What does a British "deal table" look like?

I keep running into the term “plain deal table” in Bristish literature. (Also, rarely, “deal chair”)
E.g 1984 “There was a deal table under the window where he and the old man could talk without fear of being overheard.”
Sherlock Holmes, The Red-headed League “There was nothing in the office but a couple of wooden chairs and a deal table, behind which sat a small man with a head that was even redder than mine.”

It always implies crude furniture but I wonder what exactly that means, what would describe that to distinguish it from other cheap tables.

According to some dictionary websites, “deal” in that context means fir or pine construction. I’d always assumed it meant a small table for cards, but apparently not.

I tried google and kept finding cryptic remarks such as this:
“I wonder that Hammett means by a “plain deal table”. How many modern readers have seen what cigarette foil paper looks like? Are Hammett’s wonderful stories slowly becoming unintelligible with the march of time?”
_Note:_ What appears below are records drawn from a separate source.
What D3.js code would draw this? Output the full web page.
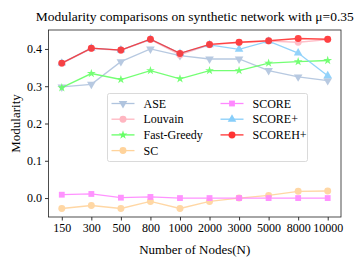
<!DOCTYPE html>
<html>
<head>
<meta charset="utf-8">
<script src="https://cdn.jsdelivr.net/npm/d3@7"></script>
<style>
  body { margin: 0; background: #fff; }
</style>
</head>
<body>
<div id="chart"></div>
<script>
// categories on the x axis
const nodes = ["150", "300", "500", "800", "1000", "2000", "3000", "5000", "8000", "10000"];

// modularity per method
const ase        = [0.298, 0.305, 0.366, 0.400, 0.382, 0.373, 0.373, 0.342, 0.325, 0.315];
const louvain    = [0.361, 0.401, 0.396, 0.425, 0.384, 0.411, 0.417, 0.421, 0.418, 0.425];
const fastGreedy = [0.296, 0.334, 0.318, 0.342, 0.320, 0.342, 0.342, 0.362, 0.366, 0.369];
const sc         = [-0.028, -0.020, -0.028, -0.009, -0.028, -0.009, 0.000, 0.007, 0.018, 0.019];
const score      = [0.009, 0.011, 0.001, 0.003, 0.000, 0.000, 0.000, 0.000, 0.000, 0.000];
const scorePlus  = [0.362, 0.402, 0.397, 0.426, 0.388, 0.411, 0.399, 0.421, 0.389, 0.328];
const scorehPlus = [0.362, 0.402, 0.397, 0.426, 0.388, 0.412, 0.418, 0.422, 0.428, 0.426];

const series = [
    {name: "ASE", values: ase, colour: "#b0c4de", marker: "down"},
    {name: "Louvain", values: louvain, colour: "#ffb6c1", marker: "circle"},
    {name: "Fast-Greedy", values: fastGreedy, colour: "#66ff66", marker: "star"},
    {name: "SC", values: sc, colour: "#ffd39b", marker: "circle"},
    {name: "SCORE", values: score, colour: "#ff88ff", marker: "square"},
    {name: "SCORE+", values: scorePlus, colour: "#87cefa", marker: "up"},
    {name: "SCOREH+", values: scorehPlus, colour: "#ff3333", marker: "circle"}
];

const yTicks = [0.0, 0.1, 0.2, 0.3, 0.4];

const font = "'Liberation Serif', 'Times New Roman', 'DejaVu Serif', serif";

const width = 357, height = 268;
const margin = {top: 30, right: 16, bottom: 51, left: 48.5};
const w = width - margin.left - margin.right;
const h = height - margin.top - margin.bottom;

const svg = d3.select("#chart")
    .append("svg")
    .attr("width", width)
    .attr("height", height)
    .style("font-family", font)
    .append("g")
    .attr("transform", `translate(${margin.left},${margin.top})`);

// index scale with matplotlib-like 5% margins
const x = d3.scaleLinear()
    .domain([-0.45, nodes.length - 1 + 0.45])
    .range([0, w]);

const y = d3.scaleLinear()
    .domain([-0.0508, 0.4508])
    .range([h, 0]);

// Axes
const xAxis = svg.append("g")
    .attr("transform", `translate(0,${h})`)
    .call(d3.axisBottom(x).tickValues(d3.range(nodes.length)).tickFormat(i => nodes[i]).tickSize(3.5).tickPadding(3));
const yAxis = svg.append("g")
    .call(d3.axisLeft(y).tickValues(yTicks).tickFormat(d3.format(".1f")).tickSize(3.5).tickPadding(3));
[xAxis, yAxis].forEach(a => {
    a.attr("font-family", null);
    a.select(".domain").remove();
    a.selectAll("text").style("font-size", "12px").style("font-family", font).attr("fill", "#000");
    a.selectAll("line").attr("stroke", "#000").attr("stroke-width", 0.8);
});

// frame
svg.append("rect")
    .attr("width", w)
    .attr("height", h)
    .attr("fill", "none")
    .attr("stroke", "#222")
    .attr("stroke-width", 0.8);

const symbols = {
    circle: d3.symbol(d3.symbolCircle, 38),
    square: d3.symbol(d3.symbolSquare, 34),
    star: d3.symbol(d3.symbolStar, 24),
    up: d3.symbol(d3.symbolTriangle, 32),
    down: d3.symbol(d3.symbolTriangle, 32)
};

function drawMarker(g, s, cx, cy) {
    g.append("path")
        .attr("d", symbols[s.marker]())
        .attr("transform", `translate(${cx},${cy})` + (s.marker === "down" ? " rotate(180)" : ""))
        .attr("fill", s.colour);
}

const line = d3.line()
    .x((d, i) => x(i))
    .y(d => y(d));

series.forEach(s => {
    const g = svg.append("g").attr("opacity", 0.9);
    g.append("path")
        .datum(s.values)
        .attr("d", line)
        .attr("fill", "none")
        .attr("stroke", s.colour)
        .attr("stroke-width", 1.3);
    s.values.forEach((v, i) => drawMarker(g, s, x(i), y(v)));
});

// Title and labels
svg.append("text")
    .attr("x", w / 2)
    .attr("y", -9)
    .attr("text-anchor", "middle")
    .style("font-size", "13.5px")
    .style("font-family", font)
    .text("Modularity comparisons on synthetic network with μ=0.35");

svg.append("text")
    .attr("x", w / 2)
    .attr("y", h + 37)
    .attr("text-anchor", "middle")
    .style("font-size", "13px")
    .style("font-family", font)
    .text("Number of Nodes(N)");

svg.append("text")
    .attr("transform", `translate(${-29},${h / 2}) rotate(-90)`)
    .attr("text-anchor", "middle")
    .style("font-size", "13px")
    .style("font-family", font)
    .text("Modularity");

// Legend
const legend = svg.append("g").attr("transform", `translate(${107.5 - margin.left},${93.5 - margin.top})`);
legend.append("rect")
    .attr("width", 200)
    .attr("height", 68)
    .attr("rx", 2)
    .attr("fill", "#fff")
    .attr("fill-opacity", 0.85)
    .attr("stroke", "#d0d0d0")
    .attr("stroke-width", 0.8);

series.forEach((s, k) => {
    const col = k < 4 ? 0 : 1;
    const row = k < 4 ? k : k - 4;
    const item = legend.append("g")
        .attr("transform", `translate(${4 + col * 109},${10 + row * 15.7})`);
    item.append("line")
        .attr("x1", 0).attr("x2", 23)
        .attr("stroke", s.colour)
        .attr("stroke-width", 1.3);
    drawMarker(item, s, 11.5, 0);
    item.append("text")
        .attr("x", 32)
        .attr("y", 4)
        .style("font-size", "12px")
        .style("font-family", font)
        .text(s.name);
});
</script>
</body>
</html>
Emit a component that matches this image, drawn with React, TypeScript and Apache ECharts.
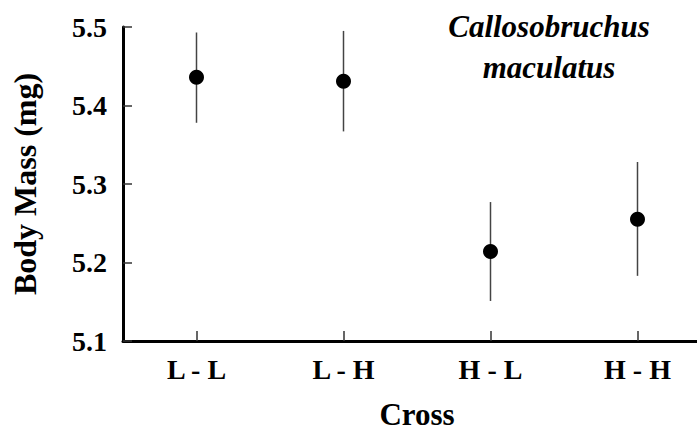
import React, { useEffect, useRef } from "react";
import * as echarts from "echarts";

const categories = ["L - L", "L - H", "H - L", "H - H"];
const means = [5.436, 5.431, 5.214, 5.255];
const lower = [5.378, 5.367, 5.151, 5.183];
const upper = [5.493, 5.495, 5.277, 5.328];
const yTicks = [5.1, 5.2, 5.3, 5.4, 5.5];

const FONT = "Liberation Serif";

export default function App() {
  const ref = useRef<HTMLDivElement>(null);
  useEffect(() => {
    document.body.style.margin = "0";
    const chart = echarts.init(ref.current!, null, { renderer: "svg" });
    const errData = categories.map((c, i) => [i, lower[i], upper[i]]);
    chart.setOption({
      animation: false,
      backgroundColor: "#fff",
      grid: { left: 123, right: -14, top: 27, bottom: 94, containLabel: false, outerBoundsMode: "none" },
      xAxis: {
        type: "category",
        data: categories,
        boundaryGap: true,
        axisLine: { show: true, onZero: false, lineStyle: { color: "#000", width: 3, opacity: 1, type: "solid" } },
        axisTick: { show: true, alignWithLabel: true, inside: true, length: 10, lineStyle: { color: "#333", width: 1.5 } },
        axisLabel: { color: "#000", fontFamily: FONT, fontWeight: "bold", fontSize: 28, margin: 14 },
        name: "Cross",
        nameLocation: "middle",
        nameGap: 58,
        nameTextStyle: { color: "#000", fontFamily: FONT, fontWeight: "bold", fontSize: 31, lineHeight: 31 },
        splitLine: { show: false },
      },
      yAxis: {
        type: "value",
        min: yTicks[0],
        max: yTicks[yTicks.length - 1],
        interval: 0.1,
        axisLine: { show: true, onZero: false, lineStyle: { color: "#000", width: 3, opacity: 1, type: "solid" } },
        axisTick: { show: true, inside: true, length: 9, lineStyle: { color: "#333", width: 1.5 } },
        axisLabel: {
          color: "#000",
          fontFamily: FONT,
          fontWeight: "bold",
          fontSize: 28,
          margin: 16,
          formatter: (v: number) => v.toFixed(1),
        },
        splitLine: { show: false },
        name: "Body Mass (mg)",
        nameLocation: "middle",
        nameGap: 82,
        nameRotate: 90,
        nameTextStyle: { color: "#000", fontFamily: FONT, fontWeight: "bold", fontSize: 32 },
      },
      graphic: [
        {
          type: "text",
          x: 549,
          y: 6,
          style: {
            text: "Callosobruchus\nmaculatus",
            textAlign: "center",
            textVerticalAlign: "top",
            fontFamily: FONT,
            fontStyle: "italic",
            fontWeight: "bold",
            fontSize: 31,
            lineHeight: 41,
            fill: "#000",
          },
        },
      ],
      series: [
        {
          type: "custom",
          data: errData,
          z: 1,
          renderItem: (params: any, api: any) => {
            const x = api.value(0);
            const lo = api.coord([x, api.value(1)]);
            const hi = api.coord([x, api.value(2)]);
            return {
              type: "line",
              shape: { x1: lo[0], y1: lo[1], x2: hi[0], y2: hi[1] },
              style: { stroke: "#444", lineWidth: 1.5 },
            };
          },
        },
        {
          type: "scatter",
          data: means.map((m, i) => [i, m]),
          symbol: "circle",
          symbolSize: 15,
          z: 3,
          itemStyle: { color: "#000", opacity: 1 },
          emphasis: { disabled: true },
        },
      ],
    });
    return () => chart.dispose();
  }, []);
  return <div ref={ref} style={{ width: 697, height: 435 }} />;
}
“Deal pine” is another name for white pine, which is indeed quite popular for making cheap furniture.

I guess that qualifies my home computer desk as a “deal table”.

I think it’s worth noting that Nineteen Eighty-Four was published in 1949 and the Holmes books much earlier. I wonder which was the last book to use the word in that context? I’ve only ever seen it in old-fashioned books and crossword puzzles. My dictionary mentions both white deal and red deal, but whenever I’ve bought timber I’ve ordered “softwood” or a specific, named tree.

A table intended to be used for playing cards would always be a card table.

I think the American equivalent would be a shaker table; simple construction, softwood, minimally varnished/oiled/waxed.

Here’s what they say at Merriam-Webster - m-w.com

Main Entry: 4deal
Function: noun
Etymology: Middle English dele, from Middle Dutch or Middle Low German, plank; akin to Old High German dili plank – more at THILL
Date: 14th century
1 a British : a board of fir or pine b : sawed yellow-pine lumber nine inches (22.5 centimeters) or wider and three, four, or five inches (7.6 to 12.4 centimeters) thick
2 : pine or fir wood

  • deal adjective

So it sounds like it’s made of plain planks, kind of like a shop workbench.

AFAIK “deal” is still a current, if technical, term for sawn pine wood in Britain. I certainly remember it from school woodwork lessons (mid-1980s).